Sigo estando convencido de que todas las civilizaciones necesitan soñar con una tierra en la que todos los hombres caminen en libertad hacia los amplios horizontes, en la que las vidas se contenten simplemente con abrazar el ritmo de la naturaleza, en la que los seres obtengan su felicidad mediante la belleza, la fe, lo invisible y lo inmaterial. Los nómadas llenan los ensueños de los urbanícolas, e incluso en el caso de que nos alejemos de las tierras que nos vieron nacer, lucharemos todos para que, en el corazón de las ciudades, el alma del nómada siga siendo eterna, y su mirada, siempre virginal.

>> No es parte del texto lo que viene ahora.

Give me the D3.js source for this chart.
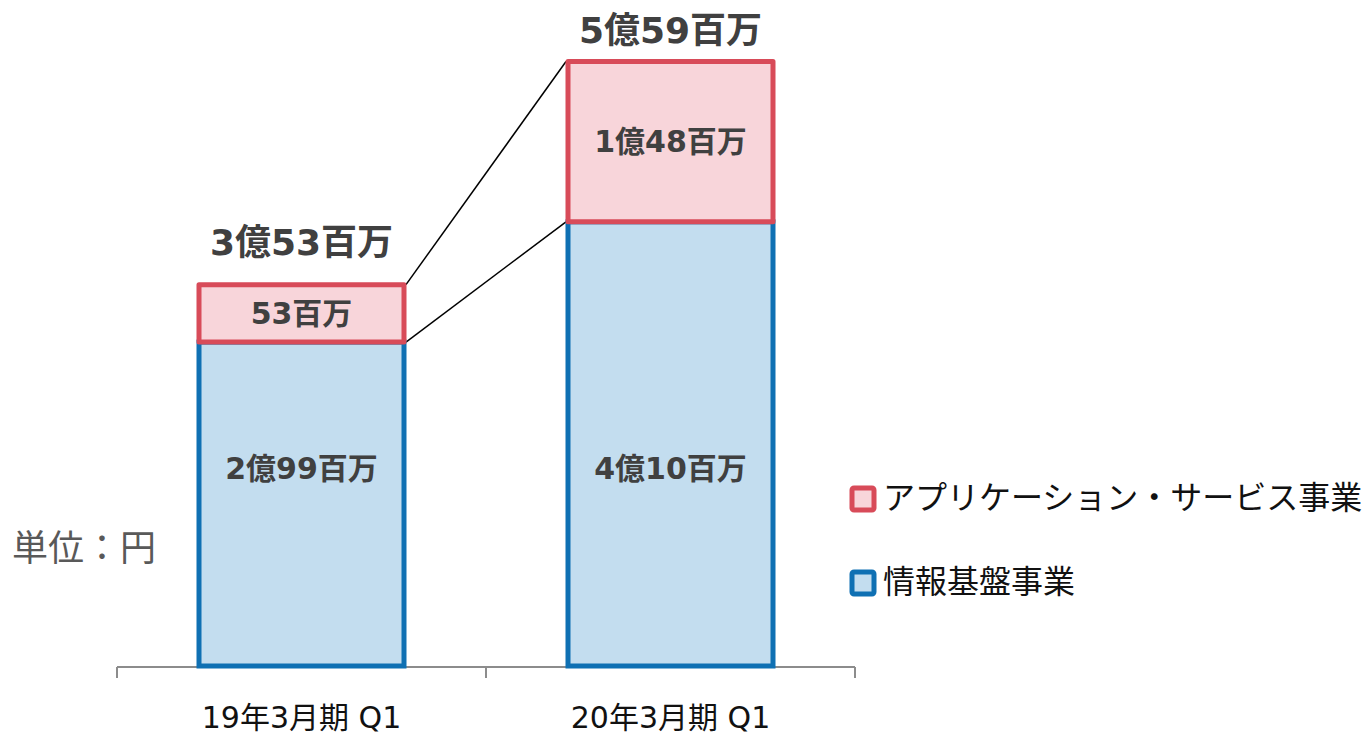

Es Francia la que me ha abierto los ojos, porque las raíces tienen sentido cuando se salen de la tierra y tienden hacia un más allá. La diversidad de paisajes, la sorpresa de los habitantes de las grandes ciudades y su extraña agitación me han hecho comprender hasta qué punto la tierra necesita del desierto, de su belleza, de su silencio y de la fuerza de sus horizontes. Ese silencio pone de relieve el ensanchamiento de vuestra vida, a la que añade densidad. Me siento orgulloso de ser un Tuareg y de vivir en Francia. Estadlo vosotros también de ser lo que sois y tened fe en vuestra hermosura.